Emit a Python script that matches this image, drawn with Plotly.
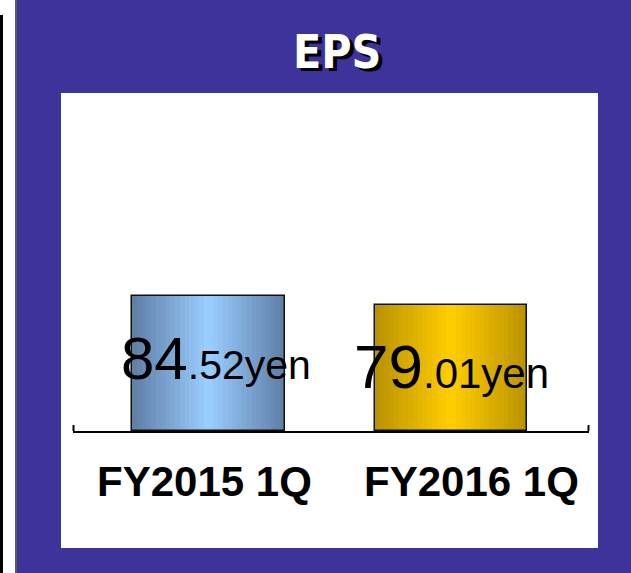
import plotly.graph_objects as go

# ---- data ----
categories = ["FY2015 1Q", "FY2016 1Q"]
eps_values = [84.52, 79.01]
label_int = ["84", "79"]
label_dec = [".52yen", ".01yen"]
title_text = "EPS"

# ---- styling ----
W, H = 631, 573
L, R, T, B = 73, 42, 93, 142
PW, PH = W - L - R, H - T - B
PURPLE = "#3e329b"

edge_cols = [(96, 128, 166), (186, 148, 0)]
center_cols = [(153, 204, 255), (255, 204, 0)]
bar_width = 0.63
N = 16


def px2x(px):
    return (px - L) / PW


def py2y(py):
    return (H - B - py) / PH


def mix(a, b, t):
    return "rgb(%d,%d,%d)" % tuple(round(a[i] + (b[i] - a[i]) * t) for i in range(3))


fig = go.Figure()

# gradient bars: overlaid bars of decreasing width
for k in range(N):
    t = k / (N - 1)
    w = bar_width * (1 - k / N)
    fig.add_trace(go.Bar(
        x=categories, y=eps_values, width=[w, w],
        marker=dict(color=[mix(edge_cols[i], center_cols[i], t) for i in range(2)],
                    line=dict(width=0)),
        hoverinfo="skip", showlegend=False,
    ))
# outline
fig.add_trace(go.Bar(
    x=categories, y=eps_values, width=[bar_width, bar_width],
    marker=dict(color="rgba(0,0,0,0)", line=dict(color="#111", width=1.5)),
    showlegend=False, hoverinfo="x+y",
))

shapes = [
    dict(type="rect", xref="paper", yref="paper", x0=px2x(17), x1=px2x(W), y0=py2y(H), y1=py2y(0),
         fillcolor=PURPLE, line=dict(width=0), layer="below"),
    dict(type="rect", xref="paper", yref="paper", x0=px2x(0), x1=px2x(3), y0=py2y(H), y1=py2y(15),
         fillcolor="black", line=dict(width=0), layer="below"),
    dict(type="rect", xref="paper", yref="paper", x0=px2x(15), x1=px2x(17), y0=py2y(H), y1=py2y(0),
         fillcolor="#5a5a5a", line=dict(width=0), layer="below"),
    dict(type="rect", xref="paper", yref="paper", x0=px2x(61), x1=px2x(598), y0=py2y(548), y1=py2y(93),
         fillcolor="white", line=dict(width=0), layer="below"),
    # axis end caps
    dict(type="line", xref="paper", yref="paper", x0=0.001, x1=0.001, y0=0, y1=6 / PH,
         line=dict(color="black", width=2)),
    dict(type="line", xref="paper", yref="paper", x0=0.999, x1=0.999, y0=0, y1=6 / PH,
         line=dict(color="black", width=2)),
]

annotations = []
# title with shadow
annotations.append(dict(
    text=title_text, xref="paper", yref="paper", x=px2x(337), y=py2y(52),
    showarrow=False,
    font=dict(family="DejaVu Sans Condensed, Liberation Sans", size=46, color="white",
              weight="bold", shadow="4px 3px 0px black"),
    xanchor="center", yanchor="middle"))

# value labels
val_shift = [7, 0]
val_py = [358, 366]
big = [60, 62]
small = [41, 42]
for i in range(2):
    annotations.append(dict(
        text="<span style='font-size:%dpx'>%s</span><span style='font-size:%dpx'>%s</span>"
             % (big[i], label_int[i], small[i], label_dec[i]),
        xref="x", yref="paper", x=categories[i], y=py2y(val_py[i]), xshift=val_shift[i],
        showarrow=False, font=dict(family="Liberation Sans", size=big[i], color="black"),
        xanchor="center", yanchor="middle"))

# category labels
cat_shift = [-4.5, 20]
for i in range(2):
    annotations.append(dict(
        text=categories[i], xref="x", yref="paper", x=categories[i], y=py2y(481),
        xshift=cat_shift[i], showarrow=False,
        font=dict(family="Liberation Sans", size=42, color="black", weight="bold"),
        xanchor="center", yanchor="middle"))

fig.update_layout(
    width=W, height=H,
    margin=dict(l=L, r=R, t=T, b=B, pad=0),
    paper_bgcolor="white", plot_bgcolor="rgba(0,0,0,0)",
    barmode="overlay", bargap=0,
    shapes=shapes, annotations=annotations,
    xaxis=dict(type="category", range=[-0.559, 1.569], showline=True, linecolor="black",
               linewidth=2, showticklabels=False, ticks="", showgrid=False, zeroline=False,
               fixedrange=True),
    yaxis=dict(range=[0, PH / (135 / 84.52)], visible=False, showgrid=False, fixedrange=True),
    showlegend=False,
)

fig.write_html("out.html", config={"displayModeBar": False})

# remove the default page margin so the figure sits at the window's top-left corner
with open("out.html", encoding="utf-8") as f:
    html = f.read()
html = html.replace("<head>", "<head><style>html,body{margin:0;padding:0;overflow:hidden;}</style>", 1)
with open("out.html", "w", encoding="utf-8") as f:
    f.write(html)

========================

• **What this task involves**:
Copy exactly the lines running from the beginning of the listing through the line that has "fig = go.Figure()". Drop the pictures.

• **Answer to the task**:
Emit a Python script that matches this image, drawn with Plotly.
import plotly.graph_objects as go

# ---- data ----
categories = ["FY2015 1Q", "FY2016 1Q"]
eps_values = [84.52, 79.01]
label_int = ["84", "79"]
label_dec = [".52yen", ".01yen"]
title_text = "EPS"

# ---- styling ----
W, H = 631, 573
L, R, T, B = 73, 42, 93, 142
PW, PH = W - L - R, H - T - B
PURPLE = "#3e329b"

edge_cols = [(96, 128, 166), (186, 148, 0)]
center_cols = [(153, 204, 255), (255, 204, 0)]
bar_width = 0.63
N = 16


def px2x(px):
    return (px - L) / PW


def py2y(py):
    return (H - B - py) / PH


def mix(a, b, t):
    return "rgb(%d,%d,%d)" % tuple(round(a[i] + (b[i] - a[i]) * t) for i in range(3))


fig = go.Figure()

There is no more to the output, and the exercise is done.